The parents of Vincent Lambert, a severely brain-damaged patient at the heart of a bitter right-to-die case, said Monday they were “resigned” to his death after French doctors stopped his life support.
Lambert was involved in a near-fatal car crash in 2008 that left him a quadriplegic with severe brain damage which doctors say is irreversible.
Since then, he has been kept alive artificially, sparking a years-long legal struggle, with his deeply-Catholic parents and two of his eight siblings, fighting to keep him alive.
But his wife, his doctors, six other brothers and sisters and a nephew have fought for his right to die, arguing it is the more humane option.
On June 28, France‘s top appeals court ruled doctors could begin removing the life support in a process that began last week despite frantic last-minute efforts by his parents Pierre and Viviane.
“We have nowhere else to turn and now it’s too late.
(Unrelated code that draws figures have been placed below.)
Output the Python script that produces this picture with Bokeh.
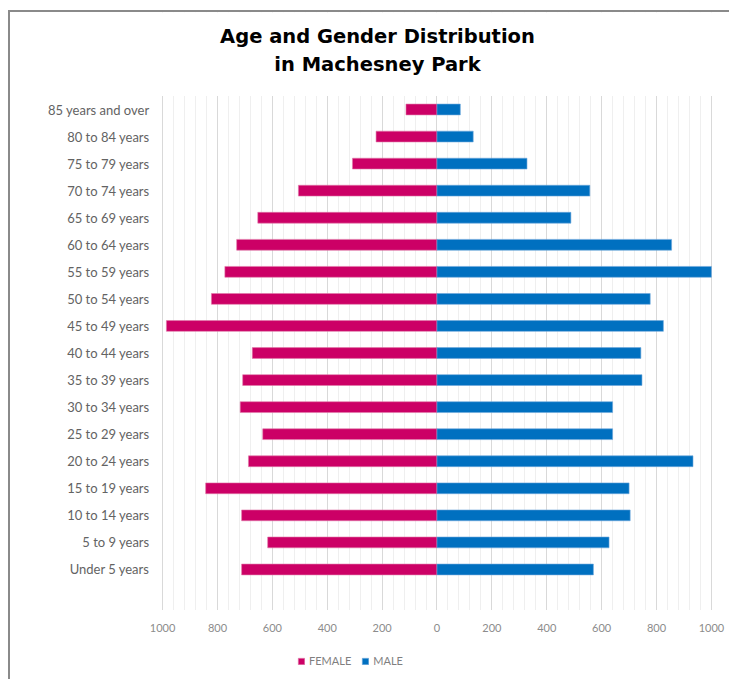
from bokeh.plotting import figure
from bokeh.models import (Range1d, FixedTicker, CustomJSTickFormatter, Legend, LegendItem, Label,
                          BoxAnnotation)
from bokeh.embed import file_html
from bokeh.resources import INLINE

ages = ["Under 5 years", "5 to 9 years", "10 to 14 years", "15 to 19 years", "20 to 24 years",
        "25 to 29 years", "30 to 34 years", "35 to 39 years", "40 to 44 years", "45 to 49 years",
        "50 to 54 years", "55 to 59 years", "60 to 64 years", "65 to 69 years", "70 to 74 years",
        "75 to 79 years", "80 to 84 years", "85 years and over"]
female = [712, 617, 712, 843, 687, 635, 717, 708, 673, 986, 822, 773, 730, 653, 505, 308, 222, 113]
male = [570, 627, 704, 700, 933, 640, 640, 747, 743, 825, 777, 1000, 855, 488, 557, 328, 132, 85]
x_ticks = list(range(-1000, 1001, 200))
x_minor = list(range(-1000, 1001, 40))
title_lines = ["Age and Gender Distribution", "in Machesney Park"]

BORDER = "2px solid #8a8a8a"

ypos = list(range(len(ages)))
neg_female = [-v for v in female]
zeros = [0] * len(ages)
n = len(ages)
plot_bottom = -1.5          # lower edge of the gridded plot area (one empty slot)
plot_top = n - 0.5

p = figure(width=721, height=669, output_backend="svg", toolbar_location=None,
           x_range=Range1d(-1044, 1066), y_range=Range1d(-4.14, 20.585),
           min_border_left=140, min_border_right=2, min_border_top=0, min_border_bottom=0,
           margin=(10, 0, 0, 8))
p.styles = {"border-left": BORDER, "border-top": BORDER}
p.outline_line_color = None

# white masks so the vertical grid only spans the plot area
mask_kw = dict(fill_color="white", fill_alpha=1, line_color=None, level="underlay",
               left=-1000 - 200, right=1000 + 200)
p.add_layout(BoxAnnotation(top=plot_bottom, **mask_kw))
p.add_layout(BoxAnnotation(bottom=plot_top, **mask_kw))

rf = p.hbar(y=ypos, left=neg_female, right=zeros, height=0.4, color="#CC0066",
            line_color="#E07AAA", line_width=0.6)
rm = p.hbar(y=ypos, left=zeros, right=male, height=0.4, color="#0070C0",
            line_color="#6FA8DC", line_width=0.6)

xa = p.xaxis[0]
xa.fixed_location = plot_bottom
xa.ticker = FixedTicker(ticks=x_ticks, minor_ticks=x_minor)
xa.formatter = CustomJSTickFormatter(code="return String(Math.abs(tick))")
xa.axis_line_color = None
xa.major_tick_line_color = None
xa.minor_tick_line_color = None
xa.major_tick_out = 0
xa.minor_tick_out = 0
xa.major_label_text_color = "#8c8c8c"
xa.major_label_text_font = "Lato"
xa.major_label_text_font_size = "11px"
xa.major_label_standoff = 14

ya = p.yaxis[0]
ya.ticker = FixedTicker(ticks=ypos)
ya.major_label_overrides = {i: a for i, a in zip(ypos, ages)}
ya.axis_line_color = None
ya.major_tick_line_color = None
ya.minor_tick_line_color = None
ya.major_tick_out = 0
ya.minor_tick_out = 0
ya.major_label_text_color = "#636363"
ya.major_label_text_font = "Lato"
ya.major_label_text_font_size = "13px"
ya.major_label_standoff = 1

p.xgrid.grid_line_color = "#d9d9d9"
p.xgrid.minor_grid_line_color = "#efefef"
p.ygrid.grid_line_color = None

for txt, yb in zip(title_lines, [645, 617]):
    p.add_layout(Label(x=227, y=yb, x_units="screen", y_units="screen", text=txt,
                       text_align="center", text_baseline="alphabetic",
                       text_font="DejaVu Sans", text_font_style="bold", text_font_size="19.5px",
                       text_color="#000000"))

legend = Legend(items=[LegendItem(label="FEMALE", renderers=[rf]), LegendItem(label="MALE", renderers=[rm])],
                orientation="horizontal", location=(147, 14), padding=0, margin=0, spacing=10,
                glyph_width=8, glyph_height=8, label_standoff=4,
                label_text_font="Lato", label_text_font_size="11px", label_text_color="#7f7f7f",
                border_line_color=None, background_fill_alpha=0)
p.add_layout(legend, "center")

open("out.html", "w").write(file_html(p, INLINE))
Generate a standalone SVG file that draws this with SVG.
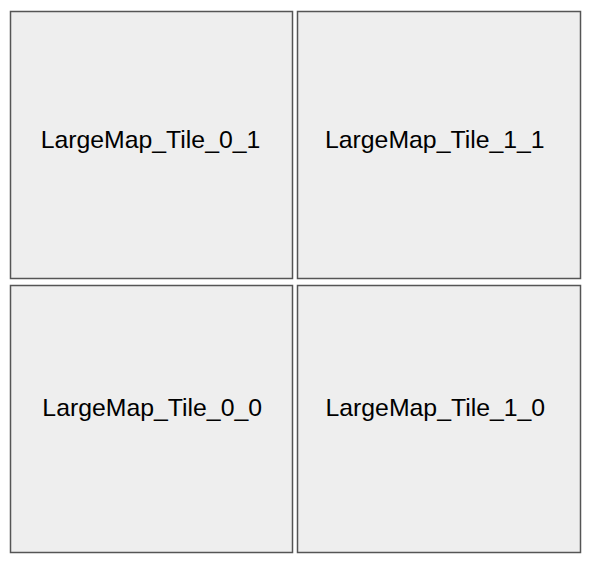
<svg xmlns="http://www.w3.org/2000/svg" width="590" height="562" viewBox="0 0 590 562">
<style>
.tile{fill:#eeeeee;stroke:#555555;stroke-width:1.5}
.lbl{font-family:"Liberation Sans",Arial,sans-serif;font-size:24.8px;fill:#000000;text-anchor:middle}
</style>
<rect width="590" height="562" fill="#ffffff"/>
<g id="tile_0_1"><rect class="tile" x="10.5" y="11.5" width="282" height="267"/><text class="lbl" x="150.5" y="148.3">LargeMap_Tile_0_1</text></g>
<g id="tile_1_1"><rect class="tile" x="297.5" y="11.5" width="283" height="267"/><text class="lbl" x="434.8" y="147.5">LargeMap_Tile_1_1</text></g>
<g id="tile_0_0"><rect class="tile" x="10.5" y="285.5" width="282" height="267"/><text class="lbl" x="152.2" y="416.2">LargeMap_Tile_0_0</text></g>
<g id="tile_1_0"><rect class="tile" x="297.5" y="285.5" width="283" height="267"/><text class="lbl" x="435.3" y="416.2">LargeMap_Tile_1_0</text></g>
<g id="connectors"></g>
</svg>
Vincent is dying,” they said in a statement sent to AFP through their lawyers, adding his condition was now “medically irreversible”.
“This time it’s over,” they wrote.
Their letter was welcomed by Marie, one of Lambert’s younger sisters, who supported his right to die.
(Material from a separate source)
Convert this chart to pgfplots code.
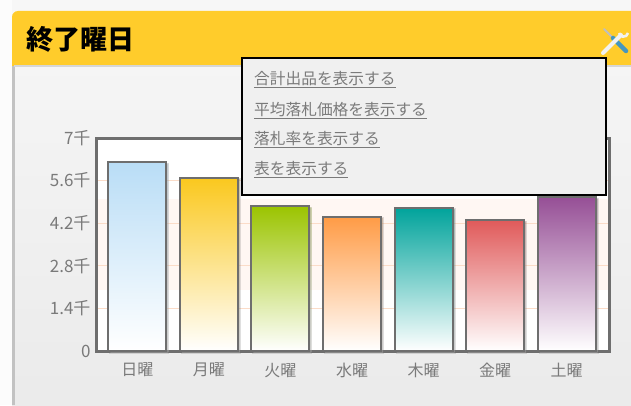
\documentclass[border=0pt]{standalone}
\usepackage{pgfplots}
\pgfplotsset{compat=1.18}
\usepackage{fontspec}
\setmainfont{Noto Sans CJK JP}
\usetikzlibrary{shadows}
\definecolor{hdr}{HTML}{FFCC2B}
\definecolor{lab}{HTML}{7A7A7A}
\definecolor{frame}{HTML}{6E6E6E}
\definecolor{grid}{HTML}{FBDCC8}
\definecolor{band}{HTML}{FFF7F3}
\definecolor{c0}{HTML}{B9DDF6}
\definecolor{c1}{HTML}{FAC81E}
\definecolor{c2}{HTML}{9BC400}
\definecolor{c3}{HTML}{FF9B45}
\definecolor{c4}{HTML}{00A39B}
\definecolor{c5}{HTML}{E05A5A}
\definecolor{c6}{HTML}{964F96}
\definecolor{blu}{HTML}{4696BE}
\tikzset{px/.style={x=1pt,y=1pt}}
\pgfplotsset{barsty/.style={draw=frame,line width=2pt,drop shadow={opacity=0.22,shadow xshift=2pt,shadow yshift=-1.5pt},bottom color=white}}
\begin{document}
\begin{tikzpicture}[px]
% page
\fill[white!97!black] (0,0) rectangle (631,405);
\fill[white!99!black] (0,0) rectangle (12,405);
% panel
\shade[top color=white!96!black,bottom color=white!92!black] (12,0) rectangle (631,339);
\fill[white!76!black] (12,0) rectangle (14.5,339);
\fill[hdr] (12,339) -- (12,388) arc[start angle=180,end angle=90,radius=6] -- (631,394) -- (631,339) -- cycle;
\fill[white!84!black] (14,338) rectangle (631,339.5);
\node[anchor=west,font=\fontsize{27}{29}\selectfont\bfseries,text=black,inner sep=0pt] at (26,366) {終了曜日};
% plot background
\fill[white] (96,54) rectangle (609,267);
\fill[band] (96,115) rectangle (609,206);
% axis
\begin{axis}[
  at={(96pt,54pt)},anchor=south west,scale only axis,width=513pt,height=213pt,
  xmin=-0.58,xmax=6.594,ymin=0,ymax=7000,
  axis line style={draw=frame,line width=3pt},
  ybar,bar width=58pt,
  xtick={0,1,2,3,4,5,6},
  xticklabels={日曜,月曜,火曜,水曜,木曜,金曜,土曜},
  ytick={0,1400,2800,4200,5600,7000},
  yticklabels={0,1.4千,2.8千,4.2千,5.6千,7千},
  ymajorgrids,grid style={draw=grid,line width=1.1pt},
  tick style={draw=none},
  tick label style={text=lab},
  xticklabel style={font=\fontsize{16}{18}\selectfont,yshift=-4pt},
  yticklabel style={font=\fontsize{17}{19}\selectfont,xshift=-2pt},
  clip=false,
]
\addplot[bar shift=0pt,barsty,top color=c0] coordinates {(0,6210)};
\addplot[bar shift=0pt,barsty,top color=c1] coordinates {(1,5690)};
\addplot[bar shift=0pt,barsty,top color=c2] coordinates {(2,4765)};
\addplot[bar shift=0pt,barsty,top color=c3] coordinates {(3,4420)};
\addplot[bar shift=0pt,barsty,top color=c4] coordinates {(4,4716)};
\addplot[bar shift=0pt,barsty,top color=c5] coordinates {(5,4305)};
\addplot[bar shift=0pt,barsty,top color=c6] coordinates {(6,5060)};
\end{axis}
% menu
\draw[black,line width=1.5pt,fill=white!94!black] (242,210) rectangle (606,347);
\foreach \y/\t in {320/合計出品を表示する,290/平均落札価格を表示する,260.5/落札率を表示する,230.5/表を表示する}{
  \node[anchor=base west,inner sep=0pt,text=lab,font=\fontsize{15.7}{17}\selectfont] at (254,\y) {\underline{\t}};
}
% tool icon
\draw[line width=2pt,white!75!black,line cap=round] (604,376) -- (612,368);
\draw[line width=4.5pt,blu,line cap=round] (613,367) -- (626,354);
\draw[line width=4pt,white!95!black,line cap=round] (603,352) -- (621,370);
\draw[line width=2.6pt,white!95!black] (628,372) arc[start angle=-10,end angle=-170,radius=4.5];
\useasboundingbox (0,0) rectangle (631,405);
\end{tikzpicture}
\end{document}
“I’m very surprised. It’s hard to believe after all the years they spent fighting legally. I think it’s reasonable and respectful,” she told AFP after leaving her brother’s bedside.
She had earlier met Dr Vincent Sanchez who reassured her that Lambert was “not suffering” thanks to the drugs in his system.
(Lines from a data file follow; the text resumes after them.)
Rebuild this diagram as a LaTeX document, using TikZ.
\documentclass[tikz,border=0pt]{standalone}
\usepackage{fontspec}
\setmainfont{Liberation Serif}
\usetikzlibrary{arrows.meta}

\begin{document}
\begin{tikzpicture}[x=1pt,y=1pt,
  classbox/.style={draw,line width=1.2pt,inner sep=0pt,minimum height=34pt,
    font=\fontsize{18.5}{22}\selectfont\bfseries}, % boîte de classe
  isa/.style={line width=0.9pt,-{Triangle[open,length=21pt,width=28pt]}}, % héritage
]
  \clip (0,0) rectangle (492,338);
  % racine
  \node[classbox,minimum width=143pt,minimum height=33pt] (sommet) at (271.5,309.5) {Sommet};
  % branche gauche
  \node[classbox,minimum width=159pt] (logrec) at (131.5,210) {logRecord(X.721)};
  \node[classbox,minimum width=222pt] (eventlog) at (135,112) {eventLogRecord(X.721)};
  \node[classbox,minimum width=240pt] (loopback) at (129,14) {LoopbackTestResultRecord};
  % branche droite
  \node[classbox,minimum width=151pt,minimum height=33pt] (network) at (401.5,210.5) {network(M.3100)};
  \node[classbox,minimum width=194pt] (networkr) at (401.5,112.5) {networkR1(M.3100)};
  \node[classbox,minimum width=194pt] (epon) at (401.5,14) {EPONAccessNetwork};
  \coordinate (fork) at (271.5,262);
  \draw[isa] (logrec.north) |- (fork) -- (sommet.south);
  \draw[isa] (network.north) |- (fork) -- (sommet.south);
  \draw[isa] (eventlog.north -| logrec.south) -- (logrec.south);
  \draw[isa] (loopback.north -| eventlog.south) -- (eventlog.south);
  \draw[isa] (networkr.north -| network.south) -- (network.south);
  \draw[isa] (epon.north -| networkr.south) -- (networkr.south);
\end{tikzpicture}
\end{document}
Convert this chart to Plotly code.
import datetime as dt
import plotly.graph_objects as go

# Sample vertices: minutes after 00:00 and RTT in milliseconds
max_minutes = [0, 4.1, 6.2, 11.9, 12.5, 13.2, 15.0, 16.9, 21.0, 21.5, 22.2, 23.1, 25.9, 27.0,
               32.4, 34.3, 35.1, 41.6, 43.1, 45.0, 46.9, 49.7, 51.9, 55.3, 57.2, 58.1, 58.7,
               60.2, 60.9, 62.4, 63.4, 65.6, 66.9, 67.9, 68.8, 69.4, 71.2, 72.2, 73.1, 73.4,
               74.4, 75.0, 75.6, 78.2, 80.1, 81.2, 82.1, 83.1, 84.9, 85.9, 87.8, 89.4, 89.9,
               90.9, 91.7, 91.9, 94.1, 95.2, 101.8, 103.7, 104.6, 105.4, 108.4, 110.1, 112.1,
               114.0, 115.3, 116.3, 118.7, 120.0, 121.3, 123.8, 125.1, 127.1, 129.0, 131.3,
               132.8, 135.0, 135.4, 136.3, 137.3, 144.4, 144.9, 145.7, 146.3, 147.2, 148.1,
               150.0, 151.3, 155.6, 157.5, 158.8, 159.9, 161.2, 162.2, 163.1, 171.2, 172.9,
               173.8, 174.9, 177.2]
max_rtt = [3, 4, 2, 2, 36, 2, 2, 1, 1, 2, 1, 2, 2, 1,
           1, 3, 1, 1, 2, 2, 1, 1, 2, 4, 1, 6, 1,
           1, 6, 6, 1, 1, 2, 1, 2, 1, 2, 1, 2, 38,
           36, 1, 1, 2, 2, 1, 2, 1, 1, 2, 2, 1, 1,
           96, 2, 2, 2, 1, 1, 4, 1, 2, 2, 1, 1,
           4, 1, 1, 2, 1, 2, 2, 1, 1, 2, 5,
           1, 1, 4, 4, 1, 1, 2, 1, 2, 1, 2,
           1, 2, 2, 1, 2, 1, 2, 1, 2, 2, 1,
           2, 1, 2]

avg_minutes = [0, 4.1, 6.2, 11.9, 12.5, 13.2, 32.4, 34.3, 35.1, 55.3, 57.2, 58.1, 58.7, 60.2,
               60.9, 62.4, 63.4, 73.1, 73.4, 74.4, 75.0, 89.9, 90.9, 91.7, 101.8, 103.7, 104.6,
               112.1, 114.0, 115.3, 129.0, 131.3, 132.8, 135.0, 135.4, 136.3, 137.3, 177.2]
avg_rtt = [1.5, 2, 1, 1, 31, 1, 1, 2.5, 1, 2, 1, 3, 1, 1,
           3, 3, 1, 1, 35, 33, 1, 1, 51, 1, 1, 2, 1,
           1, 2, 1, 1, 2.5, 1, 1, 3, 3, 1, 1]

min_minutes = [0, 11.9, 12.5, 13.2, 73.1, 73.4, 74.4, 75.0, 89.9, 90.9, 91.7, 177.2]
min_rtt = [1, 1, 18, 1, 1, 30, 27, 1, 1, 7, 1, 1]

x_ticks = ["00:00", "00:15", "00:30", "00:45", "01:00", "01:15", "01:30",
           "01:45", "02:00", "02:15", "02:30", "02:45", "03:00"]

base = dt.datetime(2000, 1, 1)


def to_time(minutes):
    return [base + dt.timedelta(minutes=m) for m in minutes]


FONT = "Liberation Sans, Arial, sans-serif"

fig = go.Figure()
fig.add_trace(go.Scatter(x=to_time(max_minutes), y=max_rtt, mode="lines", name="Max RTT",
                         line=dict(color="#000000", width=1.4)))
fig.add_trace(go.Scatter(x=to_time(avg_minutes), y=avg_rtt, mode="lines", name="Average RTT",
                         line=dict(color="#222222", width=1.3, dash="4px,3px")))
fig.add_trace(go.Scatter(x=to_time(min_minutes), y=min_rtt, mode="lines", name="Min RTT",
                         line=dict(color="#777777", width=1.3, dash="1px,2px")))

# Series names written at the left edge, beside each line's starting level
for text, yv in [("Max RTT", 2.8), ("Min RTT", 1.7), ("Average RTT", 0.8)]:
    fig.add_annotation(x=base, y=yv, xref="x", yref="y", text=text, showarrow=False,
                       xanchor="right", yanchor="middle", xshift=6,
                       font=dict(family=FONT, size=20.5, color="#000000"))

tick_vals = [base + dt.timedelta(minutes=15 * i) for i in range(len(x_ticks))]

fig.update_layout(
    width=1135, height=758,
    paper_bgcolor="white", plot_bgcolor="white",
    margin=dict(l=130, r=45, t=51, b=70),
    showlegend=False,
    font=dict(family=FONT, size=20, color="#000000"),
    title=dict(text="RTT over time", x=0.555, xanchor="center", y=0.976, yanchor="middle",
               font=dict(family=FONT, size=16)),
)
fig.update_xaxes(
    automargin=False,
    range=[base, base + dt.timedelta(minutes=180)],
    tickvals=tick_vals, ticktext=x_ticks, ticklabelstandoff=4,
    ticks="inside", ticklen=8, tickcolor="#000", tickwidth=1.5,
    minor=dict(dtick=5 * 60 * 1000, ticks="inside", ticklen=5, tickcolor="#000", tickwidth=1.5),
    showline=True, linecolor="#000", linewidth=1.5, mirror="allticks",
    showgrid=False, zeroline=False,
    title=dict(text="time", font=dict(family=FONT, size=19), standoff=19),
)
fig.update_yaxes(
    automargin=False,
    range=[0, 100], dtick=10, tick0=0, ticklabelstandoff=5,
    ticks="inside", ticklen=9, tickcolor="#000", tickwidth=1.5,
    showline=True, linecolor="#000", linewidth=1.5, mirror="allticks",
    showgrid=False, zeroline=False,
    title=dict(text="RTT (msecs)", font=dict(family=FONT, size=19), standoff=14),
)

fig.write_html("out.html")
“We are in the last stage of the process. The effects of dehydration are now being felt but we don’t know how many days it will take,” she said.
“This waiting is very painful for everyone.”
Lambert’s nephew Francois also said he was “relieved” on hearing of the letter.
Both parents were at Lambert’s bedside on Sunday after doctors began removing his water and feeding tubes while ensuring a “profound and continuous sedation”.
In their letter, the parents said they had made huge efforts to ensure “that the suspension (of the process) requested on Vincent’s behalf by the UN committee on disabled rights was respected. But it was in vain.”
In May, a UN committee on disabled rights, based in Geneva, asked France to keep Lambert alive while it conducted its own investigation into the matter. But the French government rejected the request as non-binding.
“It’s murder in disguise, it’s euthanasia,” 90-year-old Pierre Lambert told journalists on Sunday at Sebastopol hospital in the northern town of Reims, where his son has been in a vegetative state since 2008.
Denouncing the court decision as “madness”, the parents believe their son is only handicapped and have fought to have him moved to a specialist treatment unit.
Their lawyers had on Friday filed suit for “attempted murder by an organised gang” at a court in Reims, judicial sources said.
A group of supporters who oppose the ending of life support were to have held a demonstration in Paris Monday, but called it off at the last minute after Lambert’s parents said his death was “now unavoidable” and they were “resigned” to accepting it.